In the last few weeks as oil prices have collapsed to post-crisis lows a number of factors - both technical and fundamental - have been working against the market.
In the background of the oil decline over the last year-plus has been the standoff between the 13-member oil cartel OPEC and US shale oil producers. Earlier this month, OPEC declined to curb its production and instead maintained its status quo as it works to defend its market share against a surge in production from US shale producers.
And it is this production from US shale producers, also called the swing producers in the market, that has been fingered as the main culprit behind the price collapse.
But this chart, which comes to us from analysts at Citi, makes it clear that prices are going to have to go lower still to get production entirely halted.
Cash costs, or the absolute minimum amount producers need to get for their oil just to keep their operations up and running, have declined over the last year. This is due in part to the tailwind US-based producers have gotten from the strong dollar as well as continued technological advances making oil drilling cheaper and more efficient.

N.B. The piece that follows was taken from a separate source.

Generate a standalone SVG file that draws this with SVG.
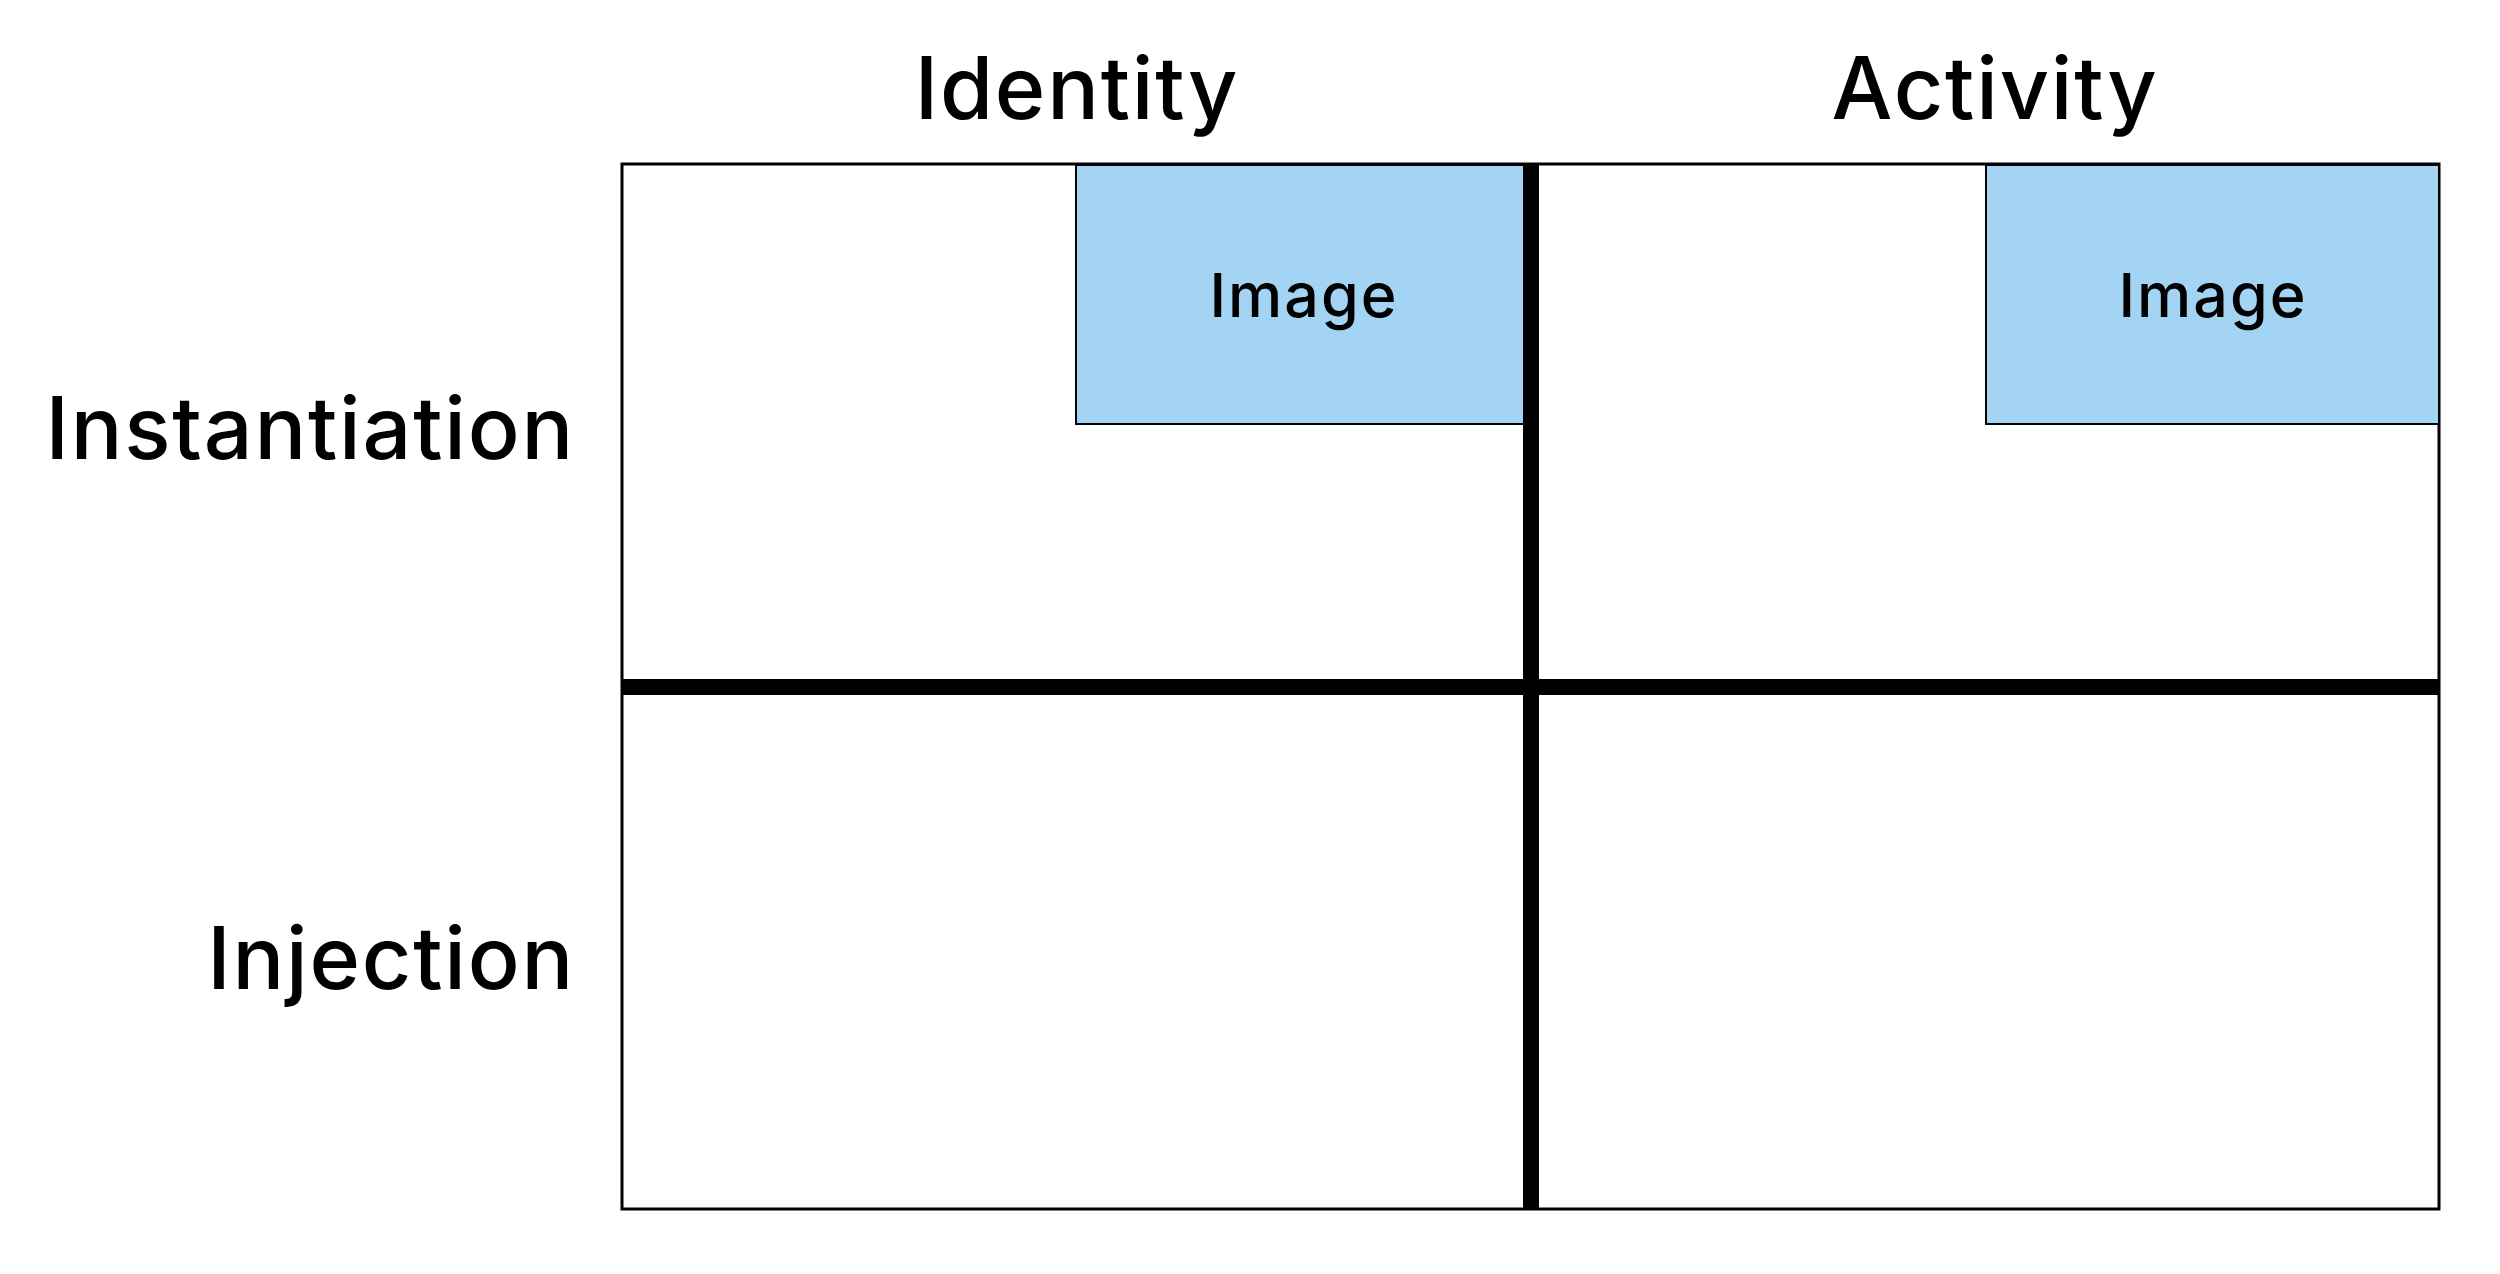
<svg xmlns="http://www.w3.org/2000/svg" width="2500" height="1274" viewBox="0 0 2500 1274">
<style>
.lbl{font-family:Inter,"Noto Sans","Liberation Sans",sans-serif;fill:#000;font-size:86px;font-weight:500;letter-spacing:1.8px}
.img{fill:#A4D4F3;stroke:#000;stroke-width:2}
.imgt{font-family:Inter,"Noto Sans","Liberation Sans",sans-serif;fill:#000;font-size:61px;font-weight:500;text-anchor:middle;letter-spacing:2px}
.div{stroke:#000;stroke-width:16}
</style>
<rect width="2500" height="1274" fill="#fff"/>
<g id="grid">
<rect x="622" y="164" width="1817" height="1045" fill="#fff" stroke="#000" stroke-width="3"/>
</g>
<g id="image-identity">
<rect class="img" x="1076" y="165" width="448" height="259"/>
<text class="imgt" x="1304" y="317">Image</text>
</g>
<g id="image-activity">
<rect class="img" x="1986" y="165" width="453" height="259"/>
<text class="imgt" x="2213" y="317">Image</text>
</g>
<g id="connectors">
<line class="div" x1="1531" y1="164" x2="1531" y2="1209"/>
<line class="div" x1="622" y1="687" x2="2439" y2="687"/>
</g>
<g id="col-identity"><text class="lbl" x="1077" y="119" text-anchor="middle">Identity</text></g>
<g id="col-activity"><text class="lbl" x="1995" y="119" text-anchor="middle">Activity</text></g>
<g id="row-instantiation"><text class="lbl" x="575" y="459" text-anchor="end">Instantiation</text></g>
<g id="row-injection"><text class="lbl" x="575" y="989" text-anchor="end">Injection</text></g>
</svg>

Additionally, energy-related companies have been seen as the epicenter of the high-yield bond stresses that has rattled financial markets in recent days. And if you're a small oil producers with a lot of debt who needs to continue paying creditors at all costs, you'll be motivated to keep producing oil as long as prices remain above your cash costs.
Right now, it looks like most US-produced oil is still produced - all-in - for less per barrel than market prices. Citi, however, notes that reports have indicated that production in Mexico and western Canada has been selling for less than $30 a barrel, below the current benchmark prices of $37 and $39 for WTI and Brent crude, respectively.
But on the whole the average producer will still be incentivized, at current prices, to continue producing and selling oil at prevailing prices.